Company
Wix
Role
Lead Product Designer
Platform
Web App
Year
2025
End-to-End Workflow for Service-Based Businesses
Overview & Challenge
We noticed a fast-growing niche — consultants, designers, legal advisors, editors — whose flow didn’t fit Wix’s “book & pay online” model. Instead: showcase services → capture leads → have a call → send a proposal → close the deal. Wix had all the tools (forms, scheduling, proposals, invoices) but scattered across products. My role was to map their workflows and design a connected journey between different products. To make integration happen I was working with 6 (!!!) product teams across 3 locations 😎
User Research & Key Insights
To really understand the workflow, together with the product team, we ran 20 interviews and reviewed 100+ live sites. The pattern was clear:
Wix had the tools, but they weren’t connected, forcing users to manually stitch everything together
Bookings felt too heavy for showcasing services or scheduling simple intro calls
Leads from forms ended up in static tables with no statuses, making follow-up hard
Users could launch a polished site in a day — but managing sales inside Wix was fragmented and slow.
Competitor Benchmark
I also ran a competitor research to understand the industry standard.
B2B sales platforms like Bonsai, HoneyBook, and Apollo AI focus solely on lead management and offer much smoother flows: clear service catalogs, integrated pipelines, and lightweight scheduling.
Solutions
Simple Service Setup for Lead-Driven Businesses
Users can now create services in minutes with just an image, title, and short description (with AI help if needed). A base price can be added if they want — and later reused automatically in proposals, pay links, and invoices.

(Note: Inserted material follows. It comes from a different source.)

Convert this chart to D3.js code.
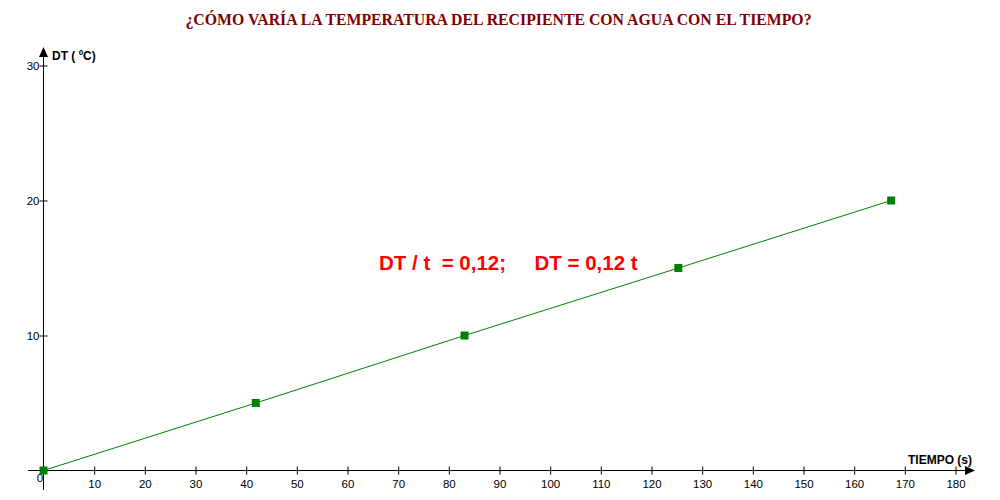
<!DOCTYPE html>
<html><head><meta charset="utf-8">
<script src="https://cdn.jsdelivr.net/npm/d3@7"></script>
<style>body{margin:0;background:#fff}svg{display:block}</style>
</head><body>
<svg id="c" width="1000" height="500"></svg>
<script>
const title = "¿CÓMO VARÍA LA TEMPERATURA DEL RECIPIENTE CON AGUA CON EL TIEMPO?";
const timeValues = [0, 41.9, 83.1, 125.3, 167.3];
const tempValues = [0, 5, 10, 15, 20];
const xTicks = [10,20,30,40,50,60,70,80,90,100,110,120,130,140,150,160,170,180];
const yTicks = [10, 20, 30];
const xLabel = "TIEMPO (s)";
const yLabel = "DT ( ºC)";
const annotation = "DT / t  = 0,12;     DT = 0,12 t";

const svg = d3.select("#c");
const x = d3.scaleLinear().domain([0,180]).range([43.5,955.5]);
const y = d3.scaleLinear().domain([0,30]).range([470.5,65.5]);

svg.append("text").attr("x",498.5).attr("y",25).attr("text-anchor","middle")
  .attr("font-family","Liberation Serif").attr("font-weight","bold").attr("font-size",15.8)
  .attr("fill","#800000").text(title);

// axes lines
svg.append("line").attr("x1",28).attr("x2",968).attr("y1",y(0)).attr("y2",y(0)).attr("stroke","#000");
svg.append("path").attr("d",`M975,${y(0)} L965,${y(0)-4.5} L965,${y(0)+4.5} Z`).attr("fill","#000");
svg.append("line").attr("x1",x(0)).attr("x2",x(0)).attr("y1",55).attr("y2",490).attr("stroke","#000");
svg.append("path").attr("d",`M${x(0)},47 L${x(0)-4.5},57 L${x(0)+4.5},57 Z`).attr("fill","#000");

const fnt = "Liberation Sans";
// x ticks
const xa = d3.axisBottom(x).tickValues(xTicks).tickSize(0).tickFormat(d3.format("d"));
const gx = svg.append("g").attr("transform",`translate(0,${y(0)})`).call(xa);
gx.select(".domain").remove();
gx.selectAll(".tick").append("line").attr("y1",-4).attr("y2",4).attr("stroke","#000");
gx.selectAll("text").attr("y",9).attr("dy","0.71em").attr("font-family",fnt).attr("font-size",11.5).attr("fill","#000");
svg.append("text").attr("x",40).attr("y",482).attr("text-anchor","middle").attr("font-family",fnt).attr("font-size",11.5).text("0");

// y ticks
const ya = d3.axisLeft(y).tickValues(yTicks).tickSize(0).tickFormat(d3.format("d"));
const gy = svg.append("g").attr("transform",`translate(${x(0)},0)`).call(ya);
gy.select(".domain").remove();
gy.selectAll(".tick").append("line").attr("x1",-4).attr("x2",4).attr("stroke","#000");
gy.selectAll("text").attr("x",-4).attr("dy","0.32em").attr("font-family",fnt).attr("font-size",11.5).attr("fill","#000");

// axis labels
svg.append("text").attr("x",52).attr("y",60).attr("font-family",fnt).attr("font-weight","bold").attr("font-size",12).text(yLabel);
svg.append("text").attr("x",972).attr("y",464).attr("text-anchor","end").attr("font-family",fnt).attr("font-weight","bold").attr("font-size",12).text(xLabel);

// line and points
const pts = timeValues.map((t,i)=>[t,tempValues[i]]);
svg.append("path").datum(pts).attr("d",d3.line().x(d=>x(d[0])).y(d=>y(d[1])))
  .attr("fill","none").attr("stroke","#008000").attr("stroke-width",1);
svg.selectAll("rect.pt").data(pts).enter().append("rect").attr("class","pt")
  .attr("x",d=>x(d[0])-4).attr("y",d=>y(d[1])-4).attr("width",8).attr("height",8).attr("fill","#008000");

svg.append("text").attr("x",379).attr("y",270).attr("font-family",fnt).attr("font-weight","bold")
  .attr("font-size",20.5).attr("fill","#ff0000").attr("xml:space","preserve").style("white-space","pre").text(annotation);
</script>
</body></html>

To make saving services meaningful than "just for website", each one instantly connects to other Wix tools: it can be added to proposals, linked to a portfolio, or promoted online.
Service & Appointment Fields Directly in Forms
Instead of re-entering details for every form, users now drop in a Service Picker field that pulls directly from their catalog. When a lead submits, the service info is already attached — making it one click away from a proposal or payment.
They can also add an Appointment field for quick intro calls, solving the need for external tools like Calendly with a lightweight, built-in option.
Guided flow that connects key steps
I mapped the key steps — showcase, capture, manage, close — into one setup. This improved tool discoverability and kept users engaged without jumping between products.
Manage inquired services in the pipeline
Submissions from forms now enter a pipeline where each deal includes the selected service, plus linked proposals, invoices, and payments. I redesigned the deal layout to highlight these details up front, so users get a clear snapshot without extra clicks.
This turned the pipeline from a static list into a true hub for managing and moving deals forward.
If you're wondering where these pipeline details came from, just for sense of context, I added here below the pipeline table :)
Outcome
The new catalog launched as Wix Services, with strong early adoption: thousands added the Service Picker and Appointment field, and many dropped external tools entirely.
Since most tools already existed, our main challenge was connecting them. We rolled out these connections step by step, validating each through A/B tests with targeted user groups. At launch, we focused only on new users to ensure the funnel was clear and that they understood the connected setup. Once adoption proved strong, we expanded further — preparing to release the integrated pipeline, add pricing breakdowns, and improve showcasing, while actively studying this new audience, interviewing new users to refine the experience.